At this time, a case will be considered in which a breakdown occurs in the copy source storage apparatus (see arrow (4)). In such a case, the host apparatus issues a suspend command to the copy destination (storage apparatus) of the REC. When the suspend command is received (see arrow (5-1)), the copy destination suspends an equivalent state being equivalent to the copy source (see arrow (5-2)) and returns a response to the host apparatus (arrow (5-3)).
In order to restore the copy source, the host apparatus issues a read I/O (read command) to the copy destination to which data of the copy source has been copied according to the REC. At this time, in the read command, a read instruction of the copy destination transfer data of the copy destination that corresponds to the transfer data of the copy source is also included. When the read command is received (see arrow (6)), the copy destination reads the copy transfer data designated in the read command and responses to the host apparatus (see arrow (7)).
However, since the transfer process according to the ODX is incomplete in the copy source, the copy of the transfer data to the copy destination according to the REC is also incomplete. Accordingly, even when an area designated in the read command of the copy destination is accessed, no copy destination transfer data is present, and accordingly, the reading operation fails or other data is read, and it is difficult to read the copy destination transfer data and to respond to the host apparatus.
In this way, in the copy source storage apparatus that performs the REC, in a case where the copy source storage apparatus is broken down after responding to the ODX command, it is difficult to acquire copy transfer data from the copy destination storage apparatus by host apparatus. Accordingly, there is a problem in that it is difficult to restore the copy destination storage apparatus based on the latest data by the host apparatus.

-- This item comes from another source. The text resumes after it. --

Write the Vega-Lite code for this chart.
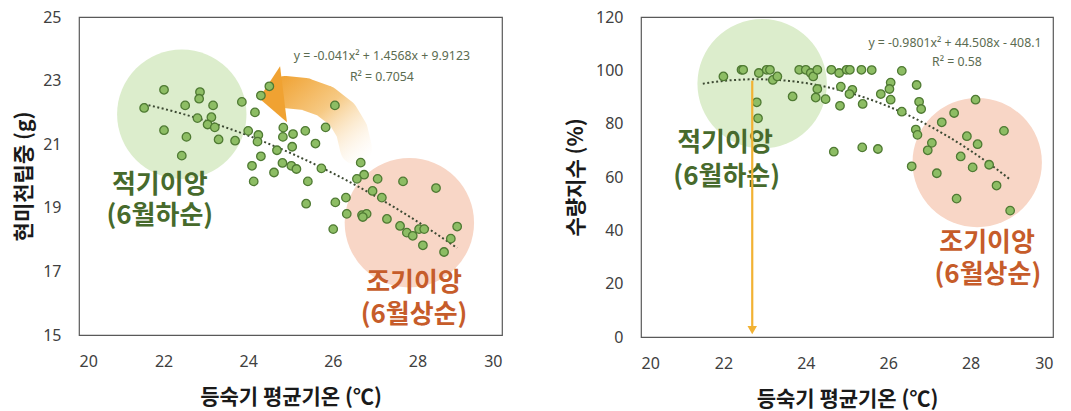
{
  "$schema": "https://vega.github.io/schema/vega-lite/v6.json",
  "background": "white",
  "autosize": {"type": "pad"},
  "padding": {"left": 13, "top": 8, "right": 5, "bottom": 5},
  "bounds": "flush",
  "spacing": 139,
  "datasets": {
    "grainPts": [
      {"temp": 21.54, "grain": 22.14}, {"temp": 22.01, "grain": 22.71}, {"temp": 22.86, "grain": 22.64}, {"temp": 22.84, "grain": 22.43},
      {"temp": 22.51, "grain": 22.22}, {"temp": 23.17, "grain": 22.22}, {"temp": 23.85, "grain": 22.33}, {"temp": 24.50, "grain": 22.82},
      {"temp": 24.30, "grain": 22.53}, {"temp": 24.16, "grain": 22.00}, {"temp": 22.80, "grain": 21.82}, {"temp": 23.13, "grain": 21.85},
      {"temp": 23.04, "grain": 21.62}, {"temp": 23.21, "grain": 21.53}, {"temp": 22.01, "grain": 21.44}, {"temp": 22.54, "grain": 21.23},
      {"temp": 23.30, "grain": 21.15}, {"temp": 23.69, "grain": 21.11}, {"temp": 24.00, "grain": 21.42}, {"temp": 24.24, "grain": 21.29},
      {"temp": 24.22, "grain": 21.08}, {"temp": 24.83, "grain": 21.52}, {"temp": 24.82, "grain": 21.23}, {"temp": 25.06, "grain": 21.32},
      {"temp": 25.35, "grain": 21.42}, {"temp": 25.83, "grain": 21.53}, {"temp": 25.59, "grain": 21.02}, {"temp": 25.04, "grain": 20.92},
      {"temp": 24.68, "grain": 20.81}, {"temp": 24.30, "grain": 20.62}, {"temp": 22.43, "grain": 20.64}, {"temp": 24.09, "grain": 20.32},
      {"temp": 24.13, "grain": 19.83}, {"temp": 24.61, "grain": 20.11}, {"temp": 24.81, "grain": 20.41}, {"temp": 25.02, "grain": 20.32},
      {"temp": 25.14, "grain": 20.22}, {"temp": 25.73, "grain": 20.24}, {"temp": 25.41, "grain": 19.83}, {"temp": 25.37, "grain": 19.13},
      {"temp": 26.05, "grain": 22.22}, {"temp": 26.66, "grain": 20.42}, {"temp": 26.74, "grain": 20.04}, {"temp": 26.57, "grain": 19.91},
      {"temp": 27.06, "grain": 19.91}, {"temp": 27.66, "grain": 19.83}, {"temp": 28.44, "grain": 19.62}, {"temp": 26.94, "grain": 19.53},
      {"temp": 27.16, "grain": 19.32}, {"temp": 26.31, "grain": 19.32}, {"temp": 26.06, "grain": 19.17}, {"temp": 26.33, "grain": 18.81},
      {"temp": 26.69, "grain": 18.77}, {"temp": 26.80, "grain": 18.81}, {"temp": 26.71, "grain": 18.71}, {"temp": 27.28, "grain": 18.65},
      {"temp": 27.59, "grain": 18.43}, {"temp": 27.75, "grain": 18.22}, {"temp": 27.89, "grain": 18.12}, {"temp": 28.04, "grain": 18.33},
      {"temp": 28.16, "grain": 18.33}, {"temp": 28.94, "grain": 18.41}, {"temp": 28.79, "grain": 18.03}, {"temp": 28.13, "grain": 17.82},
      {"temp": 28.63, "grain": 17.61}, {"temp": 26.01, "grain": 18.33}
    ],
    "yieldPts": [
      {"temp": 22.00, "yield": 97.7}, {"temp": 22.44, "yield": 100.2}, {"temp": 22.48, "yield": 100.2}, {"temp": 22.86, "yield": 99.0},
      {"temp": 23.05, "yield": 100.2}, {"temp": 23.13, "yield": 100.2}, {"temp": 23.20, "yield": 96.4}, {"temp": 23.31, "yield": 97.7},
      {"temp": 22.81, "yield": 88.0}, {"temp": 22.84, "yield": 82.0}, {"temp": 23.84, "yield": 100.2}, {"temp": 24.00, "yield": 100.2},
      {"temp": 24.12, "yield": 99.0}, {"temp": 24.18, "yield": 97.7}, {"temp": 24.28, "yield": 100.2}, {"temp": 24.28, "yield": 93.0},
      {"temp": 23.68, "yield": 90.2}, {"temp": 24.24, "yield": 89.8}, {"temp": 24.48, "yield": 89.2}, {"temp": 24.62, "yield": 100.2},
      {"temp": 24.81, "yield": 99.0}, {"temp": 24.99, "yield": 100.2}, {"temp": 25.07, "yield": 100.2}, {"temp": 25.35, "yield": 100.2},
      {"temp": 24.85, "yield": 93.9}, {"temp": 25.13, "yield": 92.7}, {"temp": 25.06, "yield": 91.1}, {"temp": 24.83, "yield": 86.7},
      {"temp": 25.38, "yield": 87.4}, {"temp": 24.68, "yield": 69.5}, {"temp": 25.37, "yield": 71.1}, {"temp": 25.75, "yield": 70.5},
      {"temp": 25.60, "yield": 100.1}, {"temp": 26.33, "yield": 99.8}, {"temp": 26.06, "yield": 95.4}, {"temp": 26.03, "yield": 93.0},
      {"temp": 26.69, "yield": 94.5}, {"temp": 25.82, "yield": 91.1}, {"temp": 26.06, "yield": 89.0}, {"temp": 26.75, "yield": 88.2},
      {"temp": 26.80, "yield": 85.5}, {"temp": 26.33, "yield": 84.5}, {"temp": 28.12, "yield": 89.0}, {"temp": 27.60, "yield": 84.0},
      {"temp": 27.30, "yield": 80.5}, {"temp": 26.67, "yield": 77.8}, {"temp": 26.71, "yield": 75.8}, {"temp": 27.91, "yield": 75.3},
      {"temp": 28.81, "yield": 77.3}, {"temp": 28.17, "yield": 72.3}, {"temp": 27.06, "yield": 72.8}, {"temp": 26.96, "yield": 70.0},
      {"temp": 27.76, "yield": 67.7}, {"temp": 26.57, "yield": 64.0}, {"temp": 27.18, "yield": 61.4}, {"temp": 28.05, "yield": 63.6},
      {"temp": 28.45, "yield": 64.6}, {"temp": 28.63, "yield": 56.8}, {"temp": 27.66, "yield": 51.9}, {"temp": 28.96, "yield": 47.4}
    ]
  },
  "hconcat": [
    {
      "width": 423,
      "height": 318,
      "encoding": {
        "x": {
          "field": "temp", "type": "quantitative",
          "scale": {"domain": [20, 30], "nice": false, "zero": false},
          "axis": {"values": [20, 22, 24, 26, 28, 30], "title": "등숙기 평균기온 (℃)", "titlePadding": 17}
        },
        "y": {
          "field": "grain", "type": "quantitative",
          "scale": {"domain": [15, 25], "nice": false, "zero": false},
          "axis": {"values": [15, 17, 19, 21, 23, 25], "title": "현미천립중 (g)", "titlePadding": 8}
        }
      },
      "layer": [
        {
          "data": {"values": [{"temp": 22.43, "grain": 21.94}]},
          "mark": {"type": "point", "shape": "circle", "filled": true, "size": 16742, "color": "#dcedcc", "opacity": 1}
        },
        {
          "data": {"values": [{"temp": 27.81, "grain": 18.53}]},
          "mark": {"type": "point", "shape": "circle", "filled": true, "size": 16742, "color": "#f8d6c6", "opacity": 1}
        },
        {
          "data": {"values": [
            {"step": 1, "temp": 24.87, "grain": 22.64},
            {"step": 2, "temp": 25.34, "grain": 22.58},
            {"step": 3, "temp": 25.82, "grain": 22.35},
            {"step": 4, "temp": 26.22, "grain": 21.94},
            {"step": 5, "temp": 26.45, "grain": 21.43},
            {"step": 6, "temp": 26.55, "grain": 20.86}
          ]},
          "mark": {
            "type": "trail",
            "color": {
              "gradient": "linear", "x1": 0, "y1": 0.1, "x2": 0.9, "y2": 1,
              "stops": [
                {"offset": 0, "color": "#f0a232"},
                {"offset": 0.45, "color": "#f6c983"},
                {"offset": 1, "color": "rgba(253,240,222,0)"}
              ]
            }
          },
          "encoding": {"order": {"field": "step", "type": "quantitative"}, "size": {"value": 32}}
        },
        {
          "data": {"values": [{"temp": 24.64, "grain": 22.53}]},
          "mark": {"type": "point", "filled": true, "opacity": 1, "color": "#f0a232", "size": 3600,
                   "shape": "M0.16,-0.98L-0.54,0.09L0.39,0.89Z"}
        },
        {
          "data": {"name": "grainPts"},
          "transform": [{"regression": "grain", "on": "temp", "method": "poly", "order": 2, "extent": [21.54, 28.94]}],
          "mark": {"type": "line", "color": "#3d4a33", "strokeWidth": 2, "strokeDash": [2, 2.5]}
        },
        {
          "data": {"name": "grainPts"},
          "mark": {"type": "point", "shape": "circle", "filled": true, "size": 72, "fill": "#8dbd64", "stroke": "#4f7a33", "strokeWidth": 1.3, "opacity": 1}
        },
        {
          "data": {"values": [
            {"temp": 27.16, "grain": 23.78, "label": "y = -0.041x² + 1.4568x + 9.9123"},
            {"temp": 27.16, "grain": 23.11, "label": "R² = 0.7054"}
          ]},
          "mark": {"type": "text", "font": "Noto Sans", "fontSize": 12.3, "color": "#5b6b50"},
          "encoding": {"text": {"field": "label"}}
        },
        {
          "data": {"values": [
            {"temp": 21.91, "grain": 19.73, "label": "적기이앙", "grp": "적기"},
            {"temp": 21.91, "grain": 18.73, "label": "(6월하순)", "grp": "적기"},
            {"temp": 27.92, "grain": 16.64, "label": "조기이앙", "grp": "조기"},
            {"temp": 27.92, "grain": 15.63, "label": "(6월상순)", "grp": "조기"}
          ]},
          "mark": {"type": "text", "font": "Noto Sans CJK KR", "fontSize": 26, "fontWeight": "bold"},
          "encoding": {
            "text": {"field": "label"},
            "color": {"field": "grp", "type": "nominal", "scale": {"domain": ["적기", "조기"], "range": ["#476a2c", "#c65c2a"]}, "legend": null}
          }
        }
      ]
    },
    {
      "width": 412,
      "height": 320,
      "encoding": {
        "x": {
          "field": "temp", "type": "quantitative",
          "scale": {"domain": [20, 30], "nice": false, "zero": false},
          "axis": {"values": [20, 22, 24, 26, 28, 30], "title": "등숙기 평균기온 (℃)", "titlePadding": 17}
        },
        "y": {
          "field": "yield", "type": "quantitative",
          "scale": {"domain": [0, 120], "nice": false, "zero": false},
          "axis": {"values": [0, 20, 40, 60, 80, 100, 120], "title": "수량지수 (%)", "titlePadding": 9}
        }
      },
      "layer": [
        {
          "data": {"values": [{"temp": 22.94, "yield": 95.0}]},
          "mark": {"type": "point", "shape": "circle", "filled": true, "size": 16742, "color": "#dcedcc", "opacity": 1}
        },
        {
          "data": {"values": [{"temp": 28.16, "yield": 65.4}]},
          "mark": {"type": "point", "shape": "circle", "filled": true, "size": 16742, "color": "#f8d6c6", "opacity": 1}
        },
        {
          "data": {"name": "yieldPts"},
          "transform": [{"regression": "yield", "on": "temp", "method": "poly", "order": 2, "extent": [21.5, 28.96]}],
          "mark": {"type": "line", "color": "#3d4a33", "strokeWidth": 2, "strokeDash": [2, 2.5]}
        },
        {
          "data": {"name": "yieldPts"},
          "mark": {"type": "point", "shape": "circle", "filled": true, "size": 72, "fill": "#8dbd64", "stroke": "#4f7a33", "strokeWidth": 1.3, "opacity": 1}
        },
        {
          "data": {"values": [
            {"temp": 27.62, "yield": 110.3, "label": "y = -0.9801x² + 44.508x - 408.1"},
            {"temp": 27.67, "yield": 103.0, "label": "R² = 0.58"}
          ]},
          "mark": {"type": "text", "font": "Noto Sans", "fontSize": 12.3, "color": "#5b6b50"},
          "encoding": {"text": {"field": "label"}}
        },
        {
          "data": {"values": [
            {"temp": 22.04, "yield": 72.75, "label": "적기이앙", "grp": "적기"},
            {"temp": 22.08, "yield": 60.0, "label": "(6월하순)", "grp": "적기"},
            {"temp": 28.40, "yield": 35.25, "label": "조기이앙", "grp": "조기"},
            {"temp": 28.42, "yield": 23.25, "label": "(6월상순)", "grp": "조기"}
          ]},
          "mark": {"type": "text", "font": "Noto Sans CJK KR", "fontSize": 26, "fontWeight": "bold"},
          "encoding": {
            "text": {"field": "label"},
            "color": {"field": "grp", "type": "nominal", "scale": {"domain": ["적기", "조기"], "range": ["#476a2c", "#c65c2a"]}, "legend": null}
          }
        },
        {
          "data": {"values": [{"temp": 22.7, "yield": 96.1, "bottom": 3}]},
          "mark": {"type": "rule", "color": "#f2b233", "strokeWidth": 2.2},
          "encoding": {"y2": {"field": "bottom"}}
        },
        {
          "data": {"values": [{"temp": 22.7, "yield": 2.6}]},
          "mark": {"type": "point", "shape": "triangle-down", "filled": true, "size": 90, "color": "#f2b233", "opacity": 1}
        }
      ]
    }
  ],
  "config": {
    "view": {"stroke": "#595959", "strokeWidth": 1.2},
    "axis": {
      "domain": false, "ticks": false, "grid": false,
      "labelFont": "Noto Sans", "labelFontSize": 16, "labelColor": "#404040", "labelPadding": 18,
      "titleFont": "Noto Sans CJK KR", "titleFontSize": 21, "titleFontWeight": "bold", "titleColor": "#1a1a1a"
    }
  }
}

Until now, while both the volumes (storage areas) of the transfer source and the transfer destination of the transfer process (for example, the ODX) performed in the copy source storage apparatus have been described to be volumes of the copy source according to the copy between casings (for example, the REC), the above-described problem is not limited thereto. For example, the above-described problem may similarly occur also in a case where at least the transfer destination of the transfer process is the volume of the copy source according to the inter-casing copy. In addition, the above-described problem may similarly occur in a case where the volume of the copy source is broken down also in the storage apparatus that makes a copy between casings (for example, the EC). Furthermore, the above-described problem may similarly occur also in a case where the storage area of the transfer source and the storage area of the transfer destination of the transfer process are areas of the same volume (in a case where data transfer is performed within the volume).